I have spoken often of how social welfare services should meet the needs of clients in an efficient way. I want to provide clients at a local level with access at one point of contact to all social welfare services. I introduced, and I am committed to developing, the concept of the one-stop-shop. This involves providing access to a broad range of services at local level. Ultimately, my intention is that clients will be able to have all their social welfare needs catered for at their local office.
Early in 1991 I intend to set up a regional structure for social welfare services. This will be a major development for my Department. The new regional management structure will bring greater efficiency to the services, will enable greater devolution of responsibility to the local level and give easier access to social welfare clients. Eight regional centres will be established at Cork, Limerick, Sligo, Longford, Dundalk, Dublin, Athlone and Waterford.
I will continue the process of introducing one-stop-shops, of modernising the system to make it more accessible and user-friendly and of enhancing the dignity of those who rely on our services. In the period since 1987, under the Government's decentralisation programme, we opened a new pensions services office in Sligo and a new child benefit office in Letterkenny this year. Nine new employment exchanges were opened throughout the country while extensive renovations were carried out at ten other centres.
In addition projects are currently under construction or at an advanced planning stage at eight other centres. Renovation works are proposed at three further centres over the next year. We have also invested heavily in computerisation to speed up and simplify payments and claims. This will result in an integrated and much-improved service for the public. A wider range of services will be provided, information services will be improved and extended. There will also be adequate private facilities for transacting business in a private and confidential way.
Computerised facilities will in turn open up the possibility of providing more flexible payment methods for social welfare clients. I see the introduction of more modern payment methods as an essential pre-requisite to enabling us to provide a better service. Ultimately as we get away from the need to provide payments in cash at all offices with the security and other restrictions which this imposes, and begin to use more efficient payment methods, in co-operation with other bodies like An Post, we can develop our own offices to provide a broader range of personal services to social welfare clients.
One of the other benefits of having a more modern system of payment is that it will enable the introduction of more flexible signing arrangements for unemployed people. There will still, of course, be a need to exercise proper control over schemes. The introduction of new payment systems, however, would enable the present signing arrangements to be modified in certain cases and be replaced by more systematic and selective, and therefore more effective, reviews of claims.
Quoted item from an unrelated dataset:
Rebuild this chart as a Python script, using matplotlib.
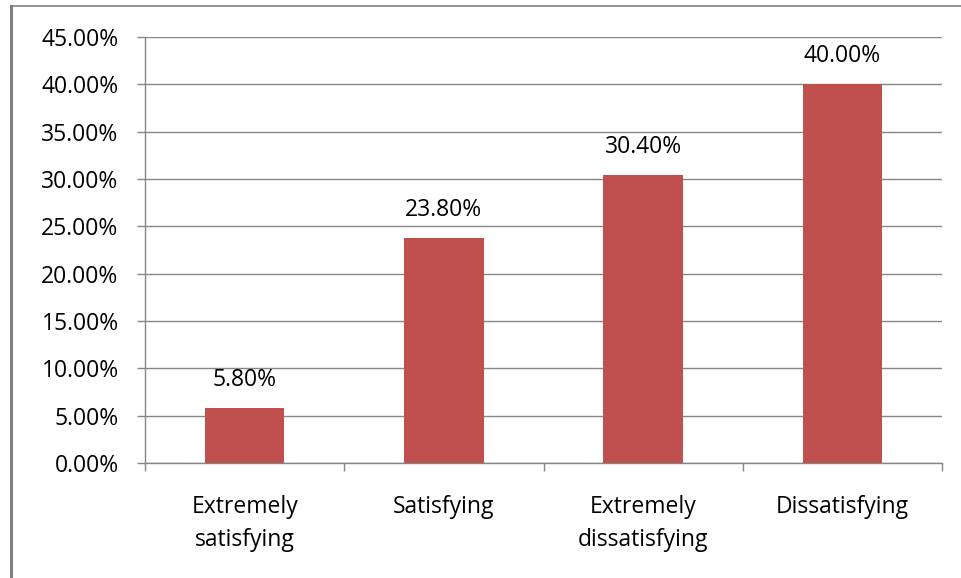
import matplotlib
matplotlib.use("Agg")
import matplotlib.pyplot as plt
from matplotlib.lines import Line2D
from matplotlib.ticker import FuncFormatter, MultipleLocator, FixedLocator

categories = ["Extremely\nsatisfying", "Satisfying", "Extremely\ndissatisfying", "Dissatisfying"]
values = [5.8, 23.8, 30.4, 40.0]
value_labels = ["5.80%", "23.80%", "30.40%", "40.00%"]

plt.rcParams['font.family'] = ['Open Sans', 'DejaVu Sans']
fig = plt.figure(figsize=(9.62, 5.78), dpi=100)
ax = fig.add_axes([145/962, 1-463/578, (942-145)/962, (463-37)/578])

grid_c = "#868686"
fs = 16.5
x = list(range(len(categories)))
bars = ax.bar(x, values, width=0.4, color="#C0504D", zorder=3)
ax.set_xlim(-0.5, len(categories)-0.5)
ax.set_ylim(0, 45)
ax.yaxis.set_major_locator(MultipleLocator(5))
ax.yaxis.set_major_formatter(FuncFormatter(lambda v, p: f"{v:.2f}%"))
ax.yaxis.grid(True, color=grid_c, linewidth=1)
ax.set_axisbelow(True)

ax.set_xticks(x)
ax.set_xticklabels(categories, fontsize=fs, linespacing=1.5)
ax.xaxis.set_minor_locator(FixedLocator([i - 0.5 for i in range(len(categories)+1)]))
ax.tick_params(axis='x', which='major', length=0, pad=23)
ax.tick_params(axis='x', which='minor', length=6, color=grid_c, width=1)
ax.tick_params(axis='y', length=6, color=grid_c, width=1, pad=13, labelsize=fs)

for s in ['top', 'right']:
    ax.spines[s].set_visible(False)
for s in ['left', 'bottom']:
    ax.spines[s].set_color(grid_c)
    ax.spines[s].set_linewidth(1)

for b, lab in zip(bars, value_labels):
    ax.annotate(lab, (b.get_x() + b.get_width()/2, b.get_height()),
                xytext=(0, 11.5), textcoords="offset points",
                ha="center", va="bottom", fontsize=fs)

fig.add_artist(Line2D([11/962, 11/962], [0, 1-6/578], transform=fig.transFigure,
                      color="#808080", linewidth=2.2))
fig.add_artist(Line2D([11/962, 1], [1-6/578, 1-6/578], transform=fig.transFigure,
                      color="#808080", linewidth=1.2))

fig.savefig("out.png", dpi=100)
One of the major developments in the social welfare system in recent years has been the increasing involvement with voluntary organisations. I see my Department as not just being in the business of providing money but also being involved in the welfare of people in the broadest sense. Voluntary organisations have a major role in this regard. Many such organisations are working on a daily basis with social welfare clients and are aware of their needs and their difficulties. I was glad to be able in recent years to provide assistance to many such organisations. In particular I have received a great deal of assistance from the Society of St. Vincent de Paul in meeting the needs of the poor. The society now have over 10,000 voluntary workers in the field. The society have been to the fore in tackling the problems associated with moneylenders, in providing job opportunities through a major innovative, community-based scheme and in organising a programme of home management and personal development courses, designed to help families acquire basic skills of budgeting and self-development. In April 1988 I made a special grant to the society to fund the setting up of these courses on a nationwide basis. The success of the courses has convinced the society of the value of these courses. Over 7,000 families have already benefited under the programme and it is regarded by the society as, "the Society's most effective strategy for helping families on low incomes".
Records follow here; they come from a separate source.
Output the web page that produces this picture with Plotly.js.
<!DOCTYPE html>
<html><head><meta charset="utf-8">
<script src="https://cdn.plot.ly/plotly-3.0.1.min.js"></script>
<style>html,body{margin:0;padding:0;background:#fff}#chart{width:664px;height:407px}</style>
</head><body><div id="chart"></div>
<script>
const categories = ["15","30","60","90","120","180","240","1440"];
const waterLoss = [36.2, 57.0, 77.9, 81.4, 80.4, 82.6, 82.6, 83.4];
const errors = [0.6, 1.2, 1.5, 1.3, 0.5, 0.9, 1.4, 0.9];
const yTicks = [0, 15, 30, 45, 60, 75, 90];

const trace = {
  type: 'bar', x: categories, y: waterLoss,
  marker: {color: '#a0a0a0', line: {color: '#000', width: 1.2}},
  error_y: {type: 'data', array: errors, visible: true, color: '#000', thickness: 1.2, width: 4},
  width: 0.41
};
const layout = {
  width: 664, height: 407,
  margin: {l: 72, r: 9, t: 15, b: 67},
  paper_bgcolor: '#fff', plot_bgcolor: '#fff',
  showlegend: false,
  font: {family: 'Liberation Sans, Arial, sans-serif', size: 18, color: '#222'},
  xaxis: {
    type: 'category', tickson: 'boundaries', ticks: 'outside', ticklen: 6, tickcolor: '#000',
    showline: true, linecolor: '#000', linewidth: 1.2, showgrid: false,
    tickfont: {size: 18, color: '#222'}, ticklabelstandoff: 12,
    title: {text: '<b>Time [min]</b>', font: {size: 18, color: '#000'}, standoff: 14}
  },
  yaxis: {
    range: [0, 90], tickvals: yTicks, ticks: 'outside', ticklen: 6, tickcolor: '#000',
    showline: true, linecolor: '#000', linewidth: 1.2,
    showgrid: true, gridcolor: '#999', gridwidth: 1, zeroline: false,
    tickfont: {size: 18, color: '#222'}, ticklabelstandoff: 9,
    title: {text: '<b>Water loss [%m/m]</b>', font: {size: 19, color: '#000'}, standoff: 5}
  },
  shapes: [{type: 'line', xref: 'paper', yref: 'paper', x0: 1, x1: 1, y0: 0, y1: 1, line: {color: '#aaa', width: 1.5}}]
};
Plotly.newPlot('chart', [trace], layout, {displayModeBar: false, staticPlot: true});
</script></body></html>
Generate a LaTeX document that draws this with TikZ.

The value of this sort of practical action in helping people to help themselves is evidenced by the number of groups which applied for funding to run similar courses, under the new scheme of grants for women's groups which I introduced earlier this year. About 70 women's groups received assistance for this purpose this year which benefited an estimated 1,400 women. Further courses have been provided through the voluntary grants scheme. In all up to 10,000 families have benefited from these courses over the last three years.
I am therefore pleased to announce that I am making a grant of £100,000 to the Society of St. Vincent de Paul to expand and develop these innovative and worthwhile home management and personal development courses.
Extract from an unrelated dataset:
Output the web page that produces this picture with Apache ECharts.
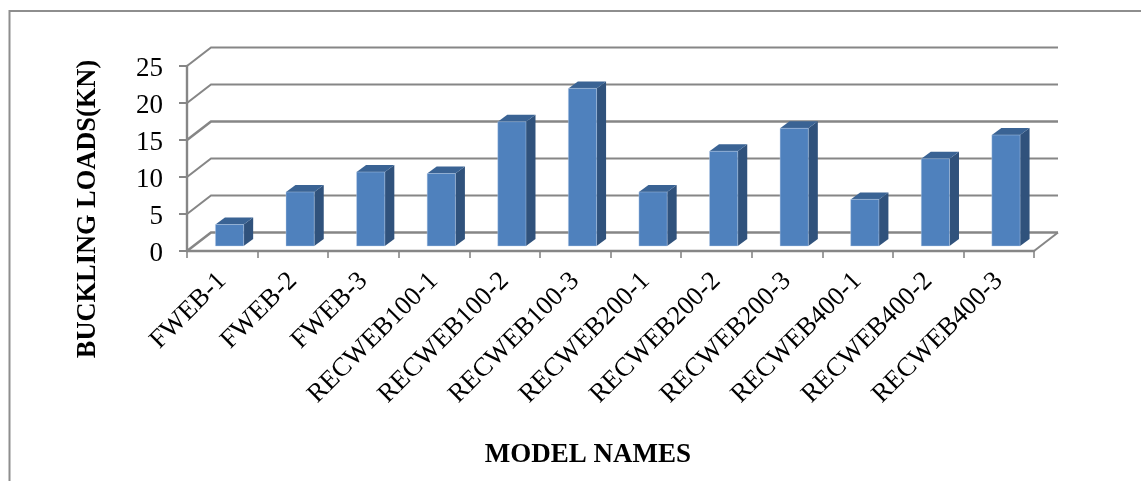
<!DOCTYPE html>
<html>
<head>
<meta charset="utf-8">
<style>html,body{margin:0;padding:0;background:#fff}#chart{width:1141px;height:481px}</style>
<script src="https://cdn.jsdelivr.net/npm/echarts@6/dist/echarts.min.js"></script>
</head>
<body>
<div id="chart"></div>
<script>
const modelNames = ['FWEB-1','FWEB-2','FWEB-3','RECWEB100-1','RECWEB100-2','RECWEB100-3',
  'RECWEB200-1','RECWEB200-2','RECWEB200-3','RECWEB400-1','RECWEB400-2','RECWEB400-3'];
const bucklingLoads = [2.9, 7.3, 10.0, 9.8, 16.8, 21.3, 7.3, 12.8, 15.9, 6.3, 11.8, 15.0];
const yTicks = [0, 5, 10, 15, 20, 25];

// Oblique projection of the 3D box: depth of the walls and of each bar
const WALL_DX = 24, WALL_DY = 18.5;
const BAR_DX = 9.5, BAR_DY = 7;
const GAP_DX = 7.25, GAP_DY = 5;

const GRID_COLOR = '#868686';
const SERIF = '"Liberation Serif","Times New Roman",serif';

function wallItem(params, api) {
  const v = api.value(0);
  const cs = params.coordSys;
  const y = api.coord([0, v])[1];
  const left = cs.x, right = cs.x + cs.width;
  const style = { stroke: GRID_COLOR, lineWidth: v === 15 || v === 0 ? 2.6 : 2, fill: null };
  const children = [
    { type: 'polyline', shape: { points: [[left, y], [left + WALL_DX, y - WALL_DY], [right + WALL_DX, y - WALL_DY]] }, style }
  ];
  if (v === 0) {
    children.push({ type: 'line', shape: { x1: right, y1: y, x2: right + WALL_DX, y2: y - WALL_DY }, style: { stroke: GRID_COLOR, lineWidth: 2 } });
  }
  return { type: 'group', children };
}

function barItem(params, api) {
  const idx = api.value(0);
  const base = api.coord([idx, 0]);
  const top = api.coord([idx, api.value(1)]);
  const w = api.size([1, 0])[0] * 0.4;
  const x0 = base[0] - w / 2 + GAP_DX, x1 = x0 + w;
  const y0 = base[1] - GAP_DY, y1 = top[1] - GAP_DY;
  return {
    type: 'group',
    children: [
      { type: 'polygon', shape: { points: [[x1, y1], [x1 + BAR_DX, y1 - BAR_DY], [x1 + BAR_DX, y0 - BAR_DY], [x1, y0]] },
        style: { fill: '#30527C' } },
      { type: 'polygon', shape: { points: [[x0, y1], [x0 + BAR_DX, y1 - BAR_DY], [x1 + BAR_DX, y1 - BAR_DY], [x1, y1]] },
        style: { fill: '#3A6394' } },
      { type: 'rect', shape: { x: x0, y: y1, width: w, height: y0 - y1 },
        style: { fill: '#4F81BD', stroke: 'rgba(190,210,235,0.5)', lineWidth: 0.8 } }
    ]
  };
}

const chart = echarts.init(document.getElementById('chart'), null, { renderer: 'canvas' });
chart.setOption({
  animation: false,
  backgroundColor: '#fff',
  grid: { left: 187, top: 66, width: 847, height: 185, containLabel: false },
  xAxis: {
    type: 'category',
    data: modelNames,
    axisLine: { lineStyle: { color: GRID_COLOR, width: 2.4 } },
    axisTick: { show: true, alignWithLabel: false, length: 7, lineStyle: { color: GRID_COLOR, width: 1.6 } },
    axisLabel: { interval: 0, rotate: 45, margin: 26, color: '#000', fontFamily: SERIF, fontSize: 26.5 },
    splitLine: { show: false }
  },
  yAxis: {
    type: 'value',
    min: 0, max: 25, interval: 5,
    axisLine: { show: true, lineStyle: { color: GRID_COLOR, width: 2.4 } },
    axisTick: { show: true, length: 8, lineStyle: { color: GRID_COLOR, width: 2 } },
    axisLabel: {
      margin: 24,
      formatter: '{tick|{value}}',
      rich: { tick: { padding: [5, 0, 0, 0], color: '#000', fontFamily: SERIF, fontSize: 27 } }
    },
    splitLine: { show: false }
  },
  graphic: [
    { type: 'polyline', silent: true, shape: { points: [[9.5, 481], [9.5, 11], [1141, 11]] },
      style: { stroke: '#8E8E8E', lineWidth: 2, fill: null } },
    { type: 'text', x: 88, y: 209, rotation: Math.PI / 2, silent: true,
      style: { text: 'BUCKLING LOADS(KN)', fill: '#000', font: 'bold 26.4px ' + SERIF, textAlign: 'center', textVerticalAlign: 'middle' } },
    { type: 'text', x: 588, y: 455, silent: true,
      style: { text: 'MODEL NAMES', fill: '#000', font: 'bold 27px ' + SERIF, textAlign: 'center', textVerticalAlign: 'middle' } }
  ],
  series: [
    { type: 'custom', name: 'walls', coordinateSystem: 'cartesian2d', renderItem: wallItem, silent: true, z: 1,
      encode: { y: 0 }, data: yTicks.map(v => [v]), clip: false },
    { type: 'custom', name: 'Buckling load', coordinateSystem: 'cartesian2d', renderItem: barItem, z: 2,
      encode: { x: 0, y: 1 }, data: bucklingLoads.map((v, i) => [i, v]), clip: false }
  ]
});
</script>
</body>
</html>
We have made substantial progress in the last three years in improving the position of the least well-off in our society. This progress has been underpinned by theProgramme for National Recovery and, in particular, the consensus which the Taoiseach initiated between the Government and the social partners. Through the programme the imbalances in the public finances have been addressed and inflation has been reduced to below 3 per cent. Over the three year life of the programme, total non-farm private sector employment has increased by some 70,000. This is striking evidence of the success of the programme. It is crucial to the interests of the less well off who depend on social welfare that a new programme for the nineties is agreed.
Despite the continuing need to control expenditure, we have maintained and significantly improved our social welfare system and made sure that special consideration is given to the most vulnerable sections of our society. We have also introduced many new and innovative schemes. There is, of course, much more to be done. I am confident that, with the agreement of the social partners on a new programme for economic and social development, we will be in a position to lay the foundations for further major improvements in social welfare in the years ahead.